My mom had me at 16. My dad was 21. They were never dating. He proposed when I was born. She refused, and he left. My mom got in to college, and when I wasn’t with my grandparents, I was living with my very young mom and her college roommates. At home with my mom, I was constantly exposed to partying, drugs, random men, and people who should have never been around a young child.
After college, we moved to the projects. From the ages of 6 to 9, I was molested by a neighbor, who told me he would kill my mom if I told anyone. Eventually the abuse amounted to one instance of me being violently sexually assaulted. My mom was arrested in front of me for attacking the man who abused me, and I developed PTSD. Around this time, my mom got married to a man who was secretly physically and verbally abusing me – he would choke me, throw things at me, make up strange lies about me misbehaving, call me sexually derogatory names, and he conditioned me to be anorexic. I was a very messed up and very lonely little kid.
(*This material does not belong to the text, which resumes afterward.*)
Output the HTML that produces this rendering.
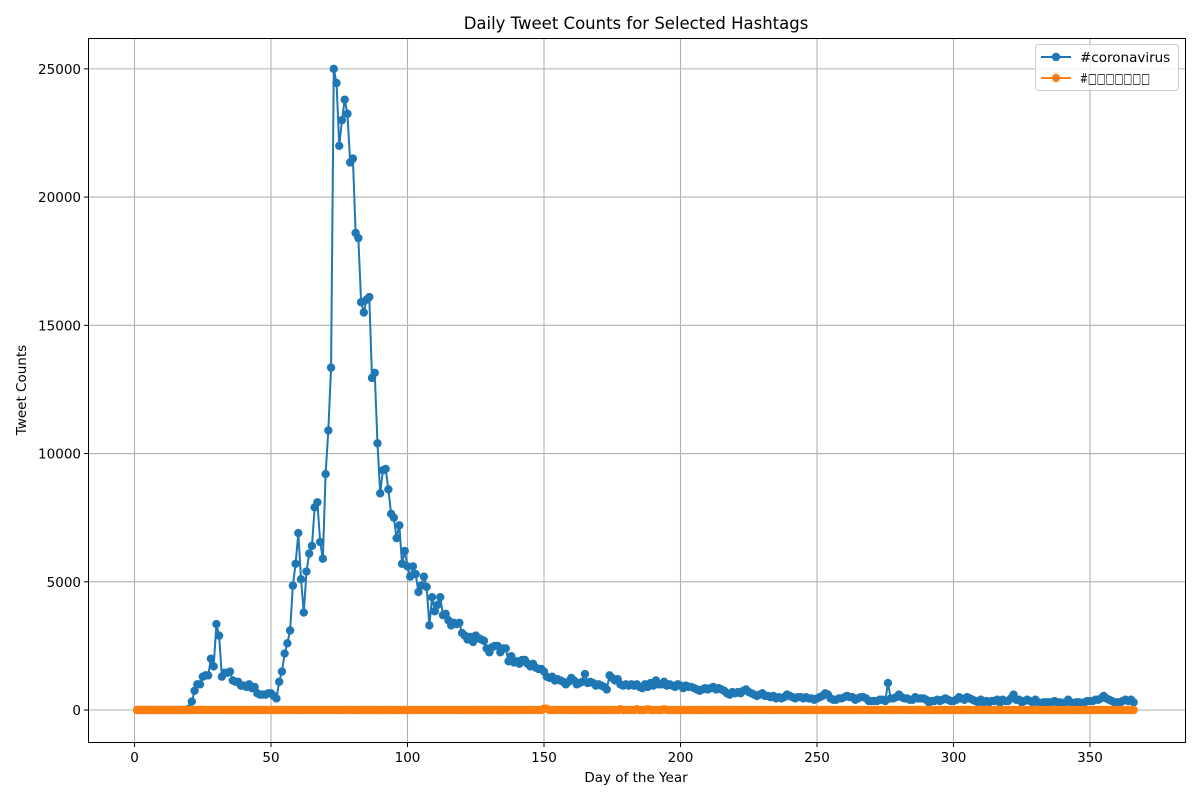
<!DOCTYPE html>
<html><head><meta charset="utf-8"><title>Daily Tweet Counts</title>
<style>
html,body{margin:0;padding:0;background:#fff;}
svg text{font-family:"DejaVu Sans","Liberation Sans",sans-serif;fill:#000;}
</style></head>
<body>
<svg id="chart" width="1200" height="800" viewBox="0 0 1200 800" xmlns="http://www.w3.org/2000/svg">
<rect width="1200" height="800" fill="#fff"/>
<g id="grid"></g>
<g id="series"></g>
<rect x="88.5" y="38.5" width="1097" height="704" fill="none" stroke="#000" stroke-width="1"/>
<g id="ticks"></g>
<text x="636" y="29" font-size="16.5" text-anchor="middle">Daily Tweet Counts for Selected Hashtags</text>
<text x="636" y="782" font-size="13.5" text-anchor="middle">Day of the Year</text>
<text x="26" y="390" font-size="13.5" text-anchor="middle" transform="rotate(-90 26 390)">Tweet Counts</text>
<g>
<rect x="1035.5" y="44.5" width="143" height="46" rx="3" fill="#fff" fill-opacity="0.8" stroke="#ccc"/>
<g>
<line x1="1041" y1="57" x2="1071" y2="57" stroke="#1f77b4" stroke-width="2"/>
<circle cx="1056" cy="57" r="4.2" fill="#1f77b4"/>
<text x="1080" y="62" font-size="13.5">#coronavirus</text></g>
<g>
<line x1="1041" y1="78" x2="1071" y2="78" stroke="#ff7f0e" stroke-width="2"/>
<circle cx="1056" cy="78" r="4.2" fill="#ff7f0e"/>
<text x="1080" y="83" font-size="13.5" textLength="70" lengthAdjust="spacingAndGlyphs">#□□□□□□□</text></g>
</g>
</svg>
<script>
const xTicks = [0,50,100,150,200,250,300,350];
const yTicks = [0,5000,10000,15000,20000,25000];
const coronaA = [0,0,0,0,0,0,0,0,0,0,0,0,0,0,0,0,0,0,0,50,
330,750,1000,1000,1300,1350,1350,2000,1700,3350,2900,1300,1450,1450,1500,1150,1100,1100,950,950,
900,1000,850,900,650,600,600,600,650,650,550,450,1100,1500,2200,2600,3100,4850,5700,6900,
5100,3800,5400,6100,6400,7900,8100,6550,5900,9200,10900,13350,25000,24450,22000,23000,23800,23250,21350,21500,
18600,18400,15900,15500,16000,16100,12950,13150,10400,8450,9350,9400,8600,7650,7500,6700,7200,5700,6200,5600,
5200,5600,5300,4600,4850,5200,4800,3300,4400,3850,4100,4400,3700,3750,3500,3300,3400,3350,3400,3000,
2900,2750,2850,2650,2900,2800,2750,2700,2400,2250,2450,2500,2500,2250,2400,2400,1900,2100,1850,1900,
1800,1950,1950,1800,1700,1800,1650,1600,1600,1500,1300,1250,1300,1150,1200,1150,1100,1000,1100,1250,
1150,1000,1050,1100,1400,1050,1100,1050,950,1000,950,900,800,1350,1250,1150,1200,1000,950];
const coronaB = [1000,950,1000,950,1000,900,850,1000,900,1050,950,1150,1000,1000,1100,950,1000,950,900,1000,
950,850,950,900,900,850,800,750,800,850,800,850,900,800,850,800,750,650,600,700,
650,700,650,750,800,700,650,600,550,600,650,550,550,500,550,450,500,450,500,600,
550,500,450,500,500,450,500,450,450,400,450,500,550,650,600,450,400,400,450,450,
500,550,500,500,400,450,500,500,450,350,350,350,350,400,400,350,1050,450,450,500,
600,500,450,450,400,400,500,450,450,450,400,300,350,350,400,350,400,450,400,350,
350,400,500,450,400,500,450,400,350,300,400,300,350,300,350,350,400,300,400,350,
350,450,600,400,400,300,350,400,350,300,400,300,250,300,300,300,300,350,300,300,
250,300,400,300,250,300,300,250,300,350,350,350,400,400,450,550,450,400,350,300,
300,300,350,400,350,400,300];
const coronaVals = coronaA.concat(coronaB);
const days = coronaVals.map((v,i)=>i+1);
const secondVals = days.map(d => (d===150||d===151)?50:(d===178||d===184||d===188||d===194)?30:0);

const NS="http://www.w3.org/2000/svg";
const xS = d => 134.5 + d*2.730;
const yS = v => 710 - v*0.025645;
function mk(tag, attrs, parent){const e=document.createElementNS(NS,tag);for(const k in attrs)e.setAttribute(k,attrs[k]);parent.appendChild(e);return e;}
const grid=document.getElementById('grid'), ticks=document.getElementById('ticks'), series=document.getElementById('series');
xTicks.forEach(t=>{
  const x=xS(t);
  const g=mk('line',{x1:x,y1:38.5,x2:x,y2:742.5,stroke:'#b0b0b0','stroke-width':1.1},grid);
  
  
  const tk=mk('line',{x1:x,y1:742.5,x2:x,y2:747,stroke:'#000'},ticks);
  
  
  const lb=mk('text',{x:x,y:762,'font-size':13.5,'text-anchor':'middle'},ticks);
  lb.textContent=t;
  
  
});
yTicks.forEach(t=>{
  const y=yS(t);
  const g=mk('line',{x1:88.5,y1:y,x2:1185.5,y2:y,stroke:'#b0b0b0','stroke-width':1.1},grid);
  
  
  const tk=mk('line',{x1:84,y1:y,x2:88.5,y2:y,stroke:'#000'},ticks);
  
  
  const lb=mk('text',{x:81,y:y+5,'font-size':13.5,'text-anchor':'end'},ticks);
  lb.textContent=t;
  
  
});
function drawSeries(vals,color,name){
  const g=mk('g',{},series);
  
  
  const pts=vals.map((v,i)=>xS(days[i]).toFixed(2)+','+yS(v).toFixed(2)).join(' ');
  const pl=mk('polyline',{points:pts,fill:'none',stroke:color,'stroke-width':2,'stroke-linejoin':'round'},g);
  
  
  vals.forEach((v,i)=>{
    const c=mk('circle',{cx:xS(days[i]),cy:yS(v),r:4.2,fill:color},g);
    
    
  });
}
drawSeries(coronaVals,'#1f77b4','coronavirus-series');
drawSeries(secondVals,'#ff7f0e','second-hashtag-series');
</script>
</body></html>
It took me a long time to come to terms with the fact that my mom was neglectful and abusive – and longer to understand that she was a kid and was also abused. When abortion access became all-but-illegal in Indiana, my mom broke down and told me that she had five abortions from the time I was born until my sister was born when I was 12, including an abortion of very much wanted identical twins shortly after I was hospitalized for being raped.
I am so grateful that my mom, with all of her problems, had the foresight, maturity, and resources to seek out abortions when she could not care for me like she should have. Had a new baby – let alone six new babies – come in to our family when I was younger, the abuse and neglect I was enduring would have deepened.
Abortion enabled me to save my own life. Abortion prevented more children from being neglected and abused. Abortion enabled my family to grow and heal. My mom and I are both lawyers now.